• Aim:
Pictures are not part of the copy. Retype the lines from the first one through the line that contains "(0,0) rectangle (492,1071);".

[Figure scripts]
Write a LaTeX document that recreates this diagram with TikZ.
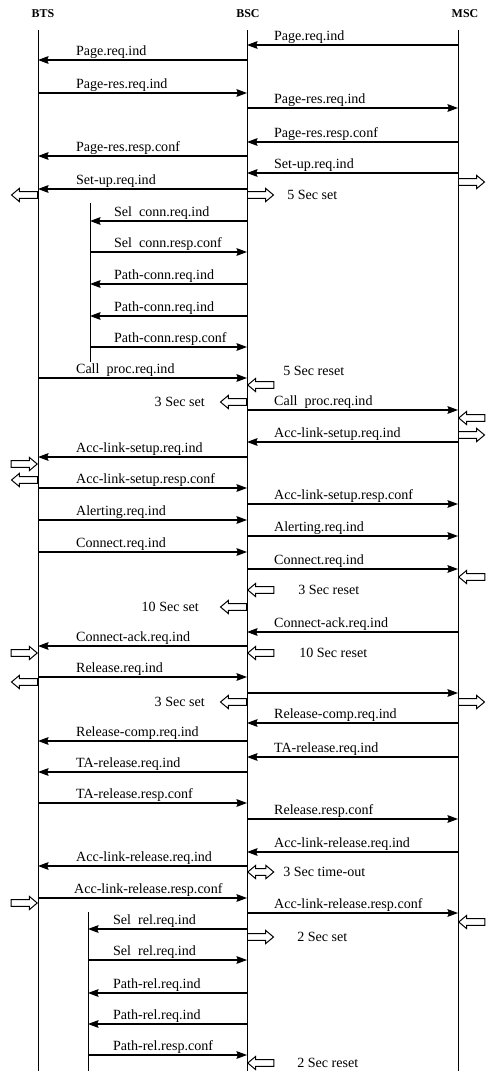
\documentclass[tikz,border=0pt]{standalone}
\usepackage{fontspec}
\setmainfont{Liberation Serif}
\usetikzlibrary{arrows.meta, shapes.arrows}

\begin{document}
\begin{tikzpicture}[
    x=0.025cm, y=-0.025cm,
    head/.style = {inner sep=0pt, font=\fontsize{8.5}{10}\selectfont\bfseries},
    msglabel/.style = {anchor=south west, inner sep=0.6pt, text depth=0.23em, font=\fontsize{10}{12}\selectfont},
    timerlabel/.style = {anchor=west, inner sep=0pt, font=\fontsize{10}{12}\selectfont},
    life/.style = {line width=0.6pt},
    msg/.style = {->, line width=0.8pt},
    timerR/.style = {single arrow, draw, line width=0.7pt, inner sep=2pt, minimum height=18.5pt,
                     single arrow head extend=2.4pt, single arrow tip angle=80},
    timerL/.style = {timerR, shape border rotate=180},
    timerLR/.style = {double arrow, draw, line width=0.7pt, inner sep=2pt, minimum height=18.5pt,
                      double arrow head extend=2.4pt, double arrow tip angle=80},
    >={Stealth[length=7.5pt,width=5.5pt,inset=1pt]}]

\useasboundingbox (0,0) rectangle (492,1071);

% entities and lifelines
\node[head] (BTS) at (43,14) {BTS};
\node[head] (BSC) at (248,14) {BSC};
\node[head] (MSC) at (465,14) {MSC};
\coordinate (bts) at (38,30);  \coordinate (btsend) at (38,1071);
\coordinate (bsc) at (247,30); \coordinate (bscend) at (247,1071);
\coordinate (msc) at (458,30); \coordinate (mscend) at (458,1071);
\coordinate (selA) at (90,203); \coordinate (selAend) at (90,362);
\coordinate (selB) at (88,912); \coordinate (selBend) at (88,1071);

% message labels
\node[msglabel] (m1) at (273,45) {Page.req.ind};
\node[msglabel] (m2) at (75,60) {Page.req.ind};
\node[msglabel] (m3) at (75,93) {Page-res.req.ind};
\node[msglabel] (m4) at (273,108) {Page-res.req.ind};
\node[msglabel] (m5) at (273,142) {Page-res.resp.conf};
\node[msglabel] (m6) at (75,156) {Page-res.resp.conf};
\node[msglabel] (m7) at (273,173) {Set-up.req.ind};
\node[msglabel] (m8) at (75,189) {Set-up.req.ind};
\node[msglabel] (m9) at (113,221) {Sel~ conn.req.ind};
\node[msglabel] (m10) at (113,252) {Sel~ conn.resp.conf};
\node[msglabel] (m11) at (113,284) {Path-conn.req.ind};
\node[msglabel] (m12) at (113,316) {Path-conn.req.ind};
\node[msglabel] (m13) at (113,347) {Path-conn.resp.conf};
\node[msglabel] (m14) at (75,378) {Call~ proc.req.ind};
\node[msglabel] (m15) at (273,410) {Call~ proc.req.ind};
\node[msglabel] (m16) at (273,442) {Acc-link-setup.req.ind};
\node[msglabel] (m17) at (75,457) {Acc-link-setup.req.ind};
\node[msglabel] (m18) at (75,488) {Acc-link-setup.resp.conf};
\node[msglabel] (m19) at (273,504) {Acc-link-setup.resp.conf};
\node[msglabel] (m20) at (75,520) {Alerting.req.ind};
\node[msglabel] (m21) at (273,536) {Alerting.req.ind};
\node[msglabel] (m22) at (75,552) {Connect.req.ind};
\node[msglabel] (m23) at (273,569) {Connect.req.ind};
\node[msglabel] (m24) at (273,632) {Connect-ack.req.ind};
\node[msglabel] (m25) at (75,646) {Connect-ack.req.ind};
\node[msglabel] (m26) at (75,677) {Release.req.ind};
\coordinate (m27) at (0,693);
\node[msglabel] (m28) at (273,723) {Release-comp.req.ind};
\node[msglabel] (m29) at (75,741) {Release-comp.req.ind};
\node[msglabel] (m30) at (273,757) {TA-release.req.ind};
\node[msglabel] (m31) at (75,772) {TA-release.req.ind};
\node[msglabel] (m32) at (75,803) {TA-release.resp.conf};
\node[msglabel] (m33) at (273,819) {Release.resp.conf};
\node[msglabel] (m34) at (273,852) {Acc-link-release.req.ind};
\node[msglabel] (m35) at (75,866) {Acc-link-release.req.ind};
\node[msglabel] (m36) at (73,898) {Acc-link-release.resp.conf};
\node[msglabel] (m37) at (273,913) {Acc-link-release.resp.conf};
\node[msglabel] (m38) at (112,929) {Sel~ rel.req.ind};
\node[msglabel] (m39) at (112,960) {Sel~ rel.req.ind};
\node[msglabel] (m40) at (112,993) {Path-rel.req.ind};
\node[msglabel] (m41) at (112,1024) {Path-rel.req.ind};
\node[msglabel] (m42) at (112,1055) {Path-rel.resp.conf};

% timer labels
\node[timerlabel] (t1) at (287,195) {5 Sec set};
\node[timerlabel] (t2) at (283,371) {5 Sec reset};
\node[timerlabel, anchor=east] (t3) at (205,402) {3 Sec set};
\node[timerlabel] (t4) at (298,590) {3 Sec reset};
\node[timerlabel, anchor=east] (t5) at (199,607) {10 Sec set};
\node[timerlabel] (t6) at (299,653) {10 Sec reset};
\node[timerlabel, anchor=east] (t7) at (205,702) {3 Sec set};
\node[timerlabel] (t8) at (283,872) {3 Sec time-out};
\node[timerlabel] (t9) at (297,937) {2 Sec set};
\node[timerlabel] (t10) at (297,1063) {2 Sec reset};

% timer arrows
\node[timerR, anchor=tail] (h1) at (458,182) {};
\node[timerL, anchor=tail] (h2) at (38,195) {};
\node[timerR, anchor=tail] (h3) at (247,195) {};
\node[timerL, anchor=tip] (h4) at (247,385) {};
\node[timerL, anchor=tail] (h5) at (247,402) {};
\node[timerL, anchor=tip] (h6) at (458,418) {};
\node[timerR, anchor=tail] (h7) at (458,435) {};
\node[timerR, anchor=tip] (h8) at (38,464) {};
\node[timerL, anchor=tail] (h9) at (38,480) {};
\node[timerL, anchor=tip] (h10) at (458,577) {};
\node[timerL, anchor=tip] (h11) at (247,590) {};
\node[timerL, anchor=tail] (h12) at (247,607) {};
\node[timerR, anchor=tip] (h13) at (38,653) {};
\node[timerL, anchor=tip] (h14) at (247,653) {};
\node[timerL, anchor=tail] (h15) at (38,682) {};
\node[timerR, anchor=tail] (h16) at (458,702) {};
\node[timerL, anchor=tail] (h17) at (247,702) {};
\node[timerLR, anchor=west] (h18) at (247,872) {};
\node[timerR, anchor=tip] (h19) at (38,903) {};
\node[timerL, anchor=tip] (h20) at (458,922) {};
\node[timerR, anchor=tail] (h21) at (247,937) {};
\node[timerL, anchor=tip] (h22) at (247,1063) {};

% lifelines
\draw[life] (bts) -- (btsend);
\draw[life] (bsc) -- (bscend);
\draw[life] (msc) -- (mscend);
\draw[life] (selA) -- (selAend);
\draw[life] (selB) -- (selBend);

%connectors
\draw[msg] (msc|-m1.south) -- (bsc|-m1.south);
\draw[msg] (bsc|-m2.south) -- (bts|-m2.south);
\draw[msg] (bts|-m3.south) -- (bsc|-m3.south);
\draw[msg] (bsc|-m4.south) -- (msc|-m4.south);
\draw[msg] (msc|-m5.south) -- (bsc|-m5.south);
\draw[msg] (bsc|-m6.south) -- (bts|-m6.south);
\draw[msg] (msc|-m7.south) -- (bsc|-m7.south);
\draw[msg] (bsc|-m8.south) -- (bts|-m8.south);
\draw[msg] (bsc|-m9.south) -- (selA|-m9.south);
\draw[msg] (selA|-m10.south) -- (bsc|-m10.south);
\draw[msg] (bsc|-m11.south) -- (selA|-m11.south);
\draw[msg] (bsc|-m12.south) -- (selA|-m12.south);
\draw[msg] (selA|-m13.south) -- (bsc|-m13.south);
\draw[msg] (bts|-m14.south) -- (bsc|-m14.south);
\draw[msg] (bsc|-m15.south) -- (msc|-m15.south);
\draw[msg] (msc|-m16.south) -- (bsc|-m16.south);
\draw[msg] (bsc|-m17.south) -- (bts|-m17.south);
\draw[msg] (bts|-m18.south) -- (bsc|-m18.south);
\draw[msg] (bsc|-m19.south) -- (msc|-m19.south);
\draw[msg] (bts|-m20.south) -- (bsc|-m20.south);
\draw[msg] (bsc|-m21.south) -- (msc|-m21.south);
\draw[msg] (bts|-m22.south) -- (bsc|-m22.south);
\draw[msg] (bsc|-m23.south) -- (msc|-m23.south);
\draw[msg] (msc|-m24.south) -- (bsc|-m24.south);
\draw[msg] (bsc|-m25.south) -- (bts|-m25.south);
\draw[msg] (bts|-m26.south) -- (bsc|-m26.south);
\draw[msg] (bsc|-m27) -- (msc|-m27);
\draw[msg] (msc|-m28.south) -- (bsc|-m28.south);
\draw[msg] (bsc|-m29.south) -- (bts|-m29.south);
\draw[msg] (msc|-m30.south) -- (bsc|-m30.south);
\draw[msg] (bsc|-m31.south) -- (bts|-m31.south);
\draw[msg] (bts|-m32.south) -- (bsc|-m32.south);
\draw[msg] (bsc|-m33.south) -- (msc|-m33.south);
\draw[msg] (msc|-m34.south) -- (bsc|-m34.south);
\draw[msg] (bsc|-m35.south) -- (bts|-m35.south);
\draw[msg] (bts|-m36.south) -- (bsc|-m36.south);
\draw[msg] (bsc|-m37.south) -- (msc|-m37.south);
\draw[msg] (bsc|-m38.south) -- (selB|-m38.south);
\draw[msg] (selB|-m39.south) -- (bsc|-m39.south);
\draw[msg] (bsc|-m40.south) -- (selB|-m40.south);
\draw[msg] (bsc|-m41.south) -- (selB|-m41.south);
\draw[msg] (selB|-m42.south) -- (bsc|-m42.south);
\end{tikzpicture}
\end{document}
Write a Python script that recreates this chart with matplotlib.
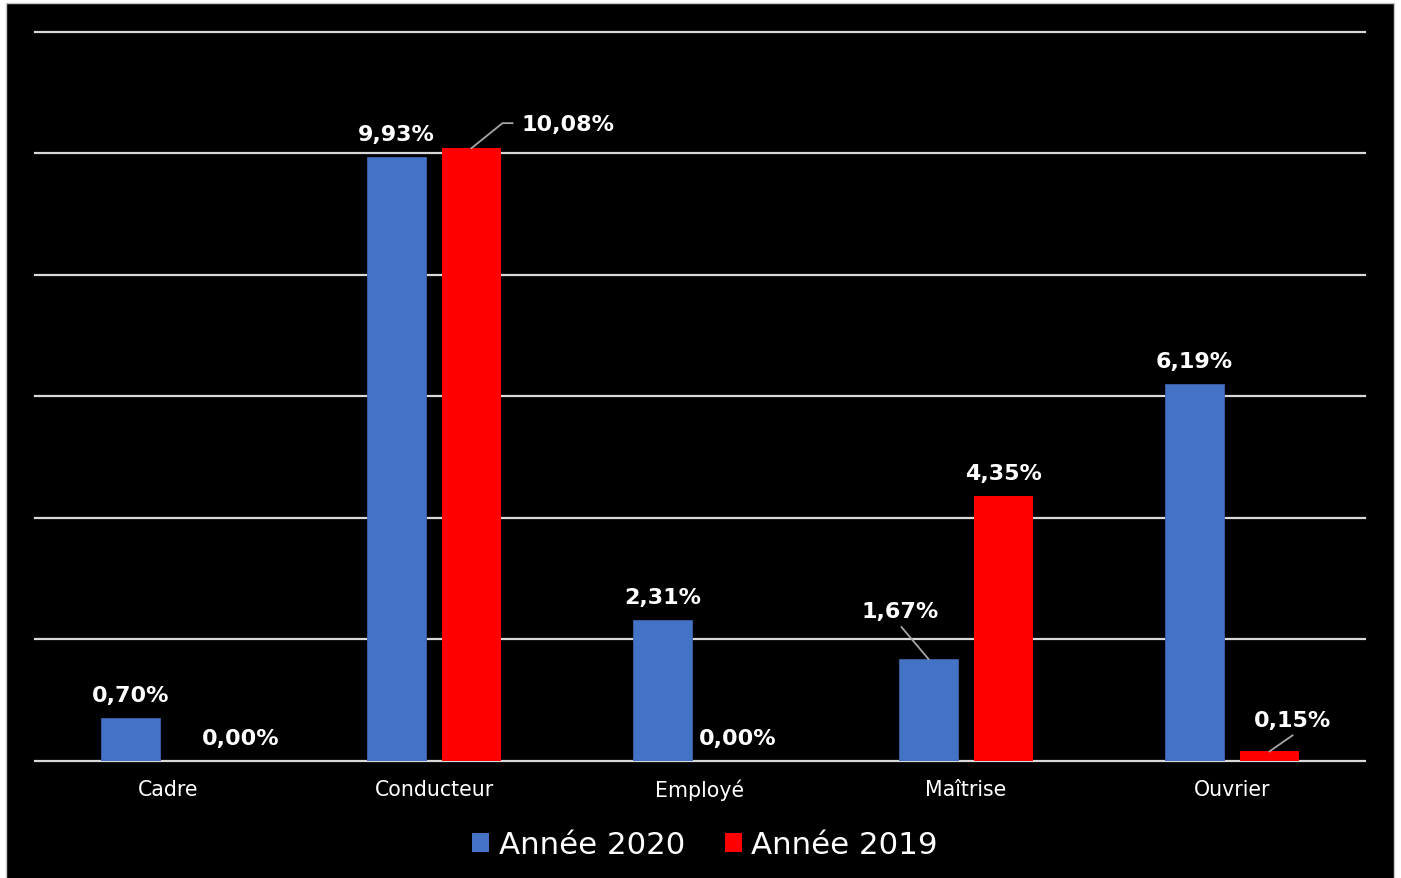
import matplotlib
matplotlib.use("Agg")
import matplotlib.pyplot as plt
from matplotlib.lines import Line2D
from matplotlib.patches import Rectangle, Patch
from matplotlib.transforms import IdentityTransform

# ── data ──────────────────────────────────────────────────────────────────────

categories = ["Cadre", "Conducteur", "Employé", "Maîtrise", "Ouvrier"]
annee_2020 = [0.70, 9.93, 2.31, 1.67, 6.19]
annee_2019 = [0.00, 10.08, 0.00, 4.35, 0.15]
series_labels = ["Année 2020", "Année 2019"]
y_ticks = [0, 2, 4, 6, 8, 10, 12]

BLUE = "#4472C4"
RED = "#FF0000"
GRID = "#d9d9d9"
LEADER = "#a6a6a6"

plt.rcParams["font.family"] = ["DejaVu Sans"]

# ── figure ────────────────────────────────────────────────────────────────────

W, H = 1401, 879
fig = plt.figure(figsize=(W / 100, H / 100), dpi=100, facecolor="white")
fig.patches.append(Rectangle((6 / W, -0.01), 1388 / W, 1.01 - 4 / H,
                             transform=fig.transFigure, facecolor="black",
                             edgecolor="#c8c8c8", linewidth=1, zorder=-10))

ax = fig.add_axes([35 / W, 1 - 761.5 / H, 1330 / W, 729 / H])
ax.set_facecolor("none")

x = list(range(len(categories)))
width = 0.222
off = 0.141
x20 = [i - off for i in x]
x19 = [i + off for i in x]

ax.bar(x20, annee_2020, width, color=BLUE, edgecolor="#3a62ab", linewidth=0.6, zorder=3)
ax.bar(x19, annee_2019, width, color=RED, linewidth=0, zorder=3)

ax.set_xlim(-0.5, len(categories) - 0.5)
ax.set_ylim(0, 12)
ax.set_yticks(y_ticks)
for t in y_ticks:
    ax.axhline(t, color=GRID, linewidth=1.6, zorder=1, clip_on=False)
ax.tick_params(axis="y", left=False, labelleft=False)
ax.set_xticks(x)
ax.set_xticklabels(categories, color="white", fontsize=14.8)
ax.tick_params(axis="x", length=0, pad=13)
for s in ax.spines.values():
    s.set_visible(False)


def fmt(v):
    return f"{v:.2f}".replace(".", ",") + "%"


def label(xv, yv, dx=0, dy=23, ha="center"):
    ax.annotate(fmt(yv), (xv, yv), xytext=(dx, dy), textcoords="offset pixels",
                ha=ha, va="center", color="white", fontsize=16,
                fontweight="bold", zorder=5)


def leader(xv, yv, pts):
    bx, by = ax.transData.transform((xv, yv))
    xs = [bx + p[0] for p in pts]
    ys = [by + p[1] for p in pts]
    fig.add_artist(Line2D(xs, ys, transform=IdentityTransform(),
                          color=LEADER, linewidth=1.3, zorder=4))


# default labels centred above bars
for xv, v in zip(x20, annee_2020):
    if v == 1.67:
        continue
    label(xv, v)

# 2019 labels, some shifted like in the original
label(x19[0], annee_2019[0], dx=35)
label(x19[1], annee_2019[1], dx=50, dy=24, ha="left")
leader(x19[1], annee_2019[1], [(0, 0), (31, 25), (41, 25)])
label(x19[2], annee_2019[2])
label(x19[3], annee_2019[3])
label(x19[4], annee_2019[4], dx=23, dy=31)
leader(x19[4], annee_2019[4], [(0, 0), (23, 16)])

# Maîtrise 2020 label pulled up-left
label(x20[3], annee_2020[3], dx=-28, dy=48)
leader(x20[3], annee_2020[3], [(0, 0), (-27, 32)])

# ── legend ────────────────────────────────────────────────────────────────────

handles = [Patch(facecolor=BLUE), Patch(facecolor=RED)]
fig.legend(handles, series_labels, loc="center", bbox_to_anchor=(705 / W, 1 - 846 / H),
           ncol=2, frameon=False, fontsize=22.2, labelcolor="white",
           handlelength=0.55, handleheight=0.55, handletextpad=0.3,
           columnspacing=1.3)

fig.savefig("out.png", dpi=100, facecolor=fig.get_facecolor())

• Result of this exercise:
Write a LaTeX document that recreates this diagram with TikZ.
\documentclass[tikz,border=0pt]{standalone}
\usepackage{fontspec}
\setmainfont{Liberation Serif}
\usetikzlibrary{arrows.meta, shapes.arrows}

\begin{document}
\begin{tikzpicture}[
    x=0.025cm, y=-0.025cm,
    head/.style = {inner sep=0pt, font=\fontsize{8.5}{10}\selectfont\bfseries},
    msglabel/.style = {anchor=south west, inner sep=0.6pt, text depth=0.23em, font=\fontsize{10}{12}\selectfont},
    timerlabel/.style = {anchor=west, inner sep=0pt, font=\fontsize{10}{12}\selectfont},
    life/.style = {line width=0.6pt},
    msg/.style = {->, line width=0.8pt},
    timerR/.style = {single arrow, draw, line width=0.7pt, inner sep=2pt, minimum height=18.5pt,
                     single arrow head extend=2.4pt, single arrow tip angle=80},
    timerL/.style = {timerR, shape border rotate=180},
    timerLR/.style = {double arrow, draw, line width=0.7pt, inner sep=2pt, minimum height=18.5pt,
                      double arrow head extend=2.4pt, double arrow tip angle=80},
    >={Stealth[length=7.5pt,width=5.5pt,inset=1pt]}]

\useasboundingbox (0,0) rectangle (492,1071);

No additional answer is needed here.